Current Events

Medical Licensing: Improving or harming the quality of medical care

One way to insure that you have a high quality doctor is that they have a medical license.  In fact, no doctor can legally practice in the United States without one.  Yet Shirley Svorney’s article claims that we can reduce cost any maybe even improve quality by eliminating licensing requirements.

Many readers may pause here and say that they would never go to a an unlicensed medical doctor.  Neither would I.  However, it is important to distinguish between a license and a credential.  Medical licensing prohibits workers from preforming certain tasks without the license.  Private organizations bestow credentials to doctors who have reached a certain quality or knowledge threshold.  How would the world look without medical licensing?

If you were seriously ill, you would be sure to go to a high quality doctor.  You would be able trust that your doctor had a minimum competency level if they had given credentials.  For instance, most specialty physicians today must be board-certified.  Thus, life without licensing may look similar to life with licensing.

Let us say you had a basic cold and you needed some medical attention.  A nurse practitioner would be perfectly qualified to handle this case.  [Svory’s article cites the AMA’s Council on Medical Education which finds non-physician clinicians such as NPs can provide an acceptable level of care].  However, if the government mandated that you must see doctor first, this would make the health care visit more expensive.  Thus, licensing has increase the cost of medical care without improving quality.

Other problems with licensing.

Too much education: Licensing often requires individuals who wish to enter the licensed field to receive “too much” education.  As a PhD student, you may believe that I think that education is like Green Bay Packers victories: more is always better.  However, increased education requirements increase labor costs and decrease labor supply.  For instance, “starting in 2012, California will require new audiologists to have obtained a doctorate (Au.D.), raising concerns that the legislation would exacerbate a shortage of audiologists.”

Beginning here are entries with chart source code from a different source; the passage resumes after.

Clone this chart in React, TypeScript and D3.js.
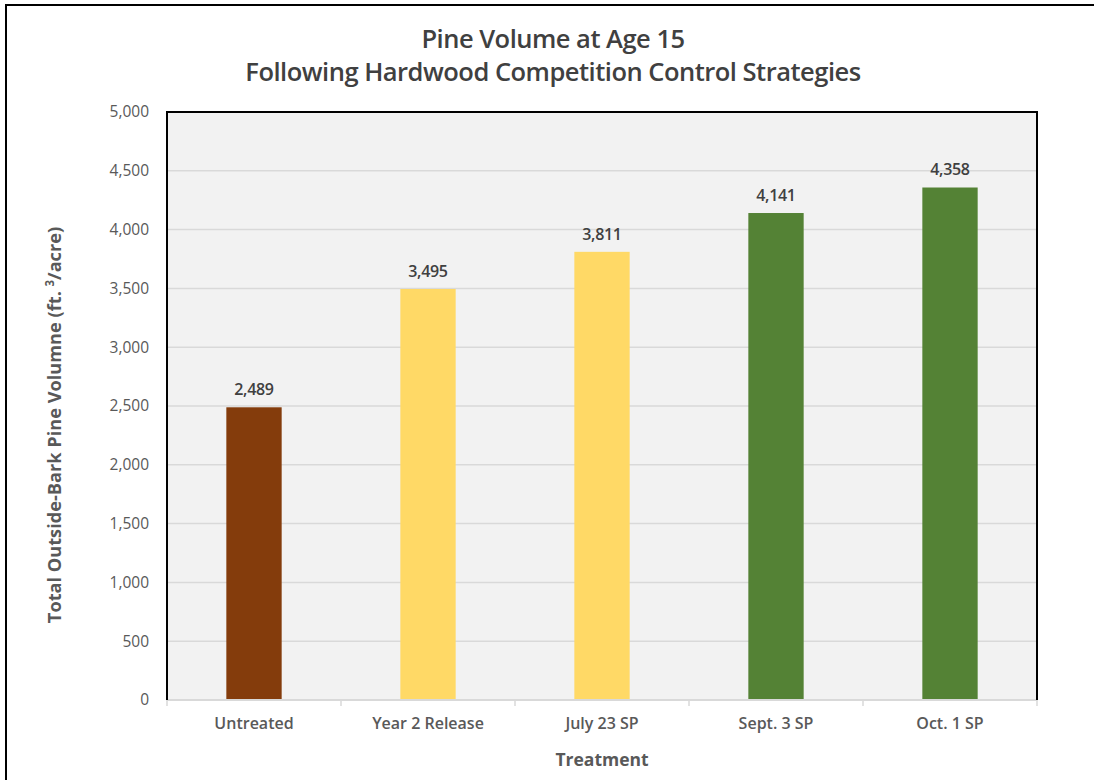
import React from "react";
import * as d3 from "d3";

const categories = ["Untreated", "Year 2 Release", "July 23 SP", "Sept. 3 SP", "Oct. 1 SP"];
const values = [2489, 3495, 3811, 4141, 4358];
const barColors = ["#843C0C", "#FFD966", "#FFD966", "#548235", "#548235"];
const yTicks = [0, 500, 1000, 1500, 2000, 2500, 3000, 3500, 4000, 4500, 5000];
const titleLines = ["Pine Volume at Age 15", "Following Hardwood Competition Control Strategies"];

const W = 1094;
const H = 780;
const plot = { left: 167, right: 1037, top: 112, bottom: 700 };

export default function App() {
  const x = d3.scaleBand<string>().domain(categories).range([plot.left, plot.right]).padding(0);
  const y = d3.scaleLinear().domain([0, 5000]).range([plot.bottom, plot.top]);
  const fmt = d3.format(",");
  const barW = x.step() * 0.318;
  const font = "'Open Sans', sans-serif";
  const boundaries = [...categories.map((c) => x(c) as number), plot.right];

  return (
    <svg width={W} height={H} style={{ position: "absolute", left: 0, top: 0, background: "#fff" }}>
      <rect x={6} y={5} width={W + 20} height={H + 20} fill="#fff" stroke="#000" strokeWidth={2} />
      {titleLines.map((t, i) => (
        <text key={i} x={553} y={48 + i * 33} textAnchor="middle" fontFamily={font} fontSize={25.5} fontWeight={550} fill="#404040" letterSpacing={-0.5}>
          {t}
        </text>
      ))}
      <rect x={plot.left} y={plot.top} width={plot.right - plot.left} height={plot.bottom - plot.top} fill="#F2F2F2" />
      {yTicks.slice(1, -1).map((t) => (
        <line key={t} x1={plot.left} x2={plot.right} y1={y(t)} y2={y(t)} stroke="#D9D9D9" strokeWidth={1.5} />
      ))}
      {categories.map((c, i) => {
        const cx = (x(c) as number) + x.bandwidth() / 2;
        return (
          <g key={c}>
            <rect x={cx - barW / 2} y={y(values[i])} width={barW} height={y(0) - y(values[i])} fill={barColors[i]} />
            <text x={cx} y={y(values[i]) - 12} textAnchor="middle" fontFamily={font} fontSize={16} fontWeight={600} fill="#404040" letterSpacing={-0.3}>
              {fmt(values[i])}
            </text>
            <text x={cx} y={729} textAnchor="middle" fontFamily={font} fontSize={16} fontWeight={600} fill="#595959">
              {c}
            </text>
          </g>
        );
      })}
      <line x1={plot.left} x2={plot.right} y1={plot.bottom} y2={plot.bottom} stroke="#D9D9D9" strokeWidth={2} />
      {boundaries.map((b, i) => (
        <line key={i} x1={b} x2={b} y1={plot.bottom} y2={plot.bottom + 6} stroke="#D9D9D9" strokeWidth={1.5} />
      ))}
      <path
        d={`M${plot.left},${plot.bottom}V${plot.top}H${plot.right}V${plot.bottom}`}
        fill="none"
        stroke="#000"
        strokeWidth={2}
      />
      {yTicks.map((t) => (
        <text key={t} x={149} y={y(t)} dy="0.35em" textAnchor="end" fontFamily={font} fontSize={15.5} fontWeight={500} fill="#595959">
          {fmt(t)}
        </text>
      ))}
      <text
        transform={`translate(61,425) rotate(-90)`}
        textAnchor="middle"
        fontFamily={font}
        fontSize={18.2}
        fontWeight={700}
        fill="#595959"
      >
        Total Outside-Bark Pine Volumne (ft.{" "}
        <tspan fontSize={11.5} dy={-7}>3</tspan>
        <tspan dy={7}>/acre)</tspan>
      </text>
      <text x={602} y={766} textAnchor="middle" fontFamily={font} fontSize={17.5} fontWeight={700} fill="#595959">
        Treatment
      </text>
    </svg>
  );
}
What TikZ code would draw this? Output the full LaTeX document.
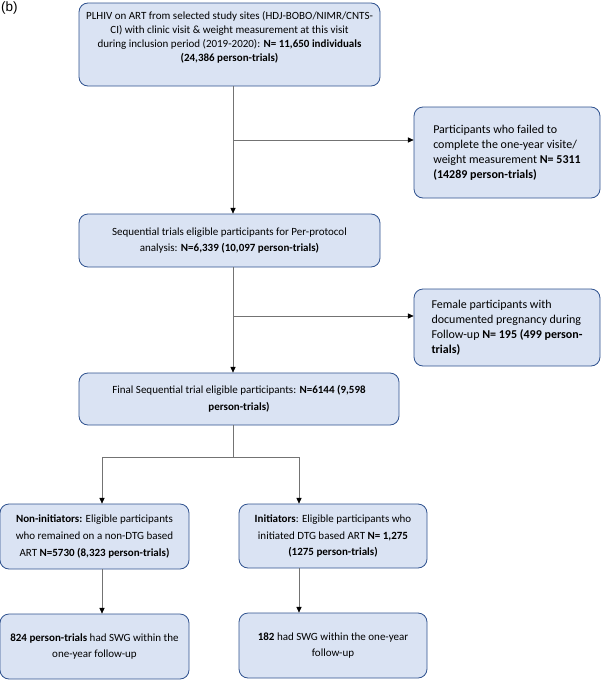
\documentclass[tikz,border=0pt]{standalone}
\usepackage{fontspec}
\setmainfont{Carlito}
\newfontfamily\panelfont{Liberation Sans}
\usepackage{xcolor}
\usepackage{tikz}
\usetikzlibrary{positioning, arrows.meta, calc}
\definecolor{boxfill}{RGB}{218,227,243}
\definecolor{boxline}{RGB}{47,82,143}
\definecolor{linkgray}{RGB}{115,115,115}
\tikzset{
  fbox/.style={draw=boxline, fill=boxfill, rounded corners=9pt, align=center, line width=0.8pt, font=\fontsize{11}{16.6}\selectfont, inner sep=2pt},
  sidebox/.style={fbox, align=left, font=\fontsize{12}{15}\selectfont},
  arr/.style={-{Triangle[length=2mm, width=1.8mm, color=black]}, draw=linkgray, line width=0.6pt},
  link/.style={draw=linkgray, line width=0.6pt},
}

\begin{document}
\begin{tikzpicture}[x=1pt, y=-1pt]
  \useasboundingbox (0,0) rectangle (602,680);
  \node[anchor=north west, font=\panelfont\fontsize{13.5}{15}\selectfont, inner sep=0pt] (panel) at (1,2) {(b)};

  % main column
  \node[fbox, font=\fontsize{11}{14}\selectfont, minimum width=301pt, minimum height=83pt] (cohort) at (229.5,44.5)
    {PLHIV on ART from selected study sites (HDJ-BOBO/NIMR/CNTS-\\
     CI) with clinic visit \& weight measurement at this visit\\
     during inclusion period (2019-2020): \textbf{N= 11,650 individuals}\\
     \textbf{(24,386 person-trials)}\rule[-17pt]{0pt}{0pt}};
  \node[fbox, minimum width=301pt, minimum height=53pt] (perproto) at (229.5,240.5)
    {Sequential trials eligible participants for Per-protocol\\
     analysis: \textbf{N=6,339 (10,097 person-trials)}};
  \node[fbox, minimum width=320pt, minimum height=52pt] (final) at (239,399)
    {Final Sequential trial eligible participants: \textbf{N=6144 (9,598}\\
     \textbf{person-trials)}};

  % exclusions
  \node[sidebox, minimum width=186pt, minimum height=91pt] (lost) at (507,152.5)
    {Participants who failed to\\
     complete the one-year visite/\\
     weight measurement \textbf{N= 5311}\\
     \textbf{(14289 person-trials)}};
  \node[sidebox, minimum width=186pt, minimum height=77pt] (preg) at (507,327.5)
    {Female participants with\\
     documented pregnancy during\\
     Follow-up \textbf{N= 195 (499 person-}\\
     \textbf{trials)}};

  % arms
  \node[fbox, minimum width=189pt, minimum height=65pt] (noninit) at (94.5,536.5)
    {\textbf{Non-initiators:} Eligible participants\\
     who remained on a non-DTG based\\
     ART \textbf{N=5730 (8,323 person-trials)}};
  \node[fbox, minimum width=188pt, minimum height=64pt] (init) at (333,536)
    {\textbf{Initiators}: Eligible participants who\\
     initiated DTG based ART \textbf{N= 1,275}\\
     \textbf{(1275 person-trials)}};
  \node[fbox, minimum width=189pt, minimum height=65pt] (swgnon) at (94.5,646.5)
    {\textbf{824 person-trials} had SWG within the\\
     one-year follow-up};
  \node[fbox, minimum width=188pt, minimum height=65pt] (swginit) at (333,645.5)
    {\textbf{182} had SWG within the one-year\\
     follow-up};

  % connectors
  \coordinate (trunk) at (233,0);
  \coordinate (exc1) at (233,140);
  \coordinate (exc2) at (233,316);
  \coordinate (split) at (233,457);
  \coordinate (lsplit) at (102,457);
  \coordinate (rsplit) at (299,457);
  \draw[arr] (trunk |- cohort.south) -- (trunk |- perproto.north);
  \draw[arr] (exc1) -- (exc1 -| lost.west);
  \draw[arr] (trunk |- perproto.south) -- (trunk |- final.north);
  \draw[arr] (exc2) -- (exc2 -| preg.west);
  \draw[link] (trunk |- final.south) -- (split);
  \draw[arr] (split) -- (lsplit) -- (lsplit |- noninit.north);
  \draw[arr] (split) -- (rsplit) -- (rsplit |- init.north);
  \draw[arr] (lsplit |- noninit.south) -- (lsplit |- swgnon.north);
  \draw[arr] (rsplit |- init.south) -- (rsplit |- swginit.north);
\end{tikzpicture}
\end{document}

Turf Battles: One reason licensing is so popular is that it decreases competition.  Optometrists and ophthalmologists may be able to preform some of the same tasks, but ophthalmologists can decrease competition by prohibiting optometrists from conducting certain procedures.

Licensing may not truly improve quality. Dr. Svorny’s paper finds many examples to show that licensing may not be improving quality as much as we had hoped.  For instance:

  • “A study of Florida physicians with malpractice payouts over $1 million found that only 16 percent had been sanctioned by the state medical board.”
  • “According to Dr. Derek van Amerongen, Chief Medical Officer of Humana Health Plans of Ohio and Indiana: ‘People and the legislatures read way too much into licenses. They are extremely poor proxies for quality and knowledge.'”

Without licensing what will insure high quality care?

Credentials could replace licenses.  Credentials would verify a minimum quality level, but not restrict the scope of practice of other practitioners.  Further, a doctors reputation is important. If the doctor preforms poorly, they will lose patients.  In the past, it may have been very difficult for patients to verify quality; with the advent of consumer guides such as Consumer Reports, HealthGrades, Angie’s List, and insurer evaluations, patients can now more easily measure physician quality.

Conclusion

“Many of the most powerful innovations that disrupted other industries did so by enabling a larger population of less-skilled people to do in a more convenient, less-expensive setting things that historically could be performed only by expensive specialists in centralized, inconvenient locations.”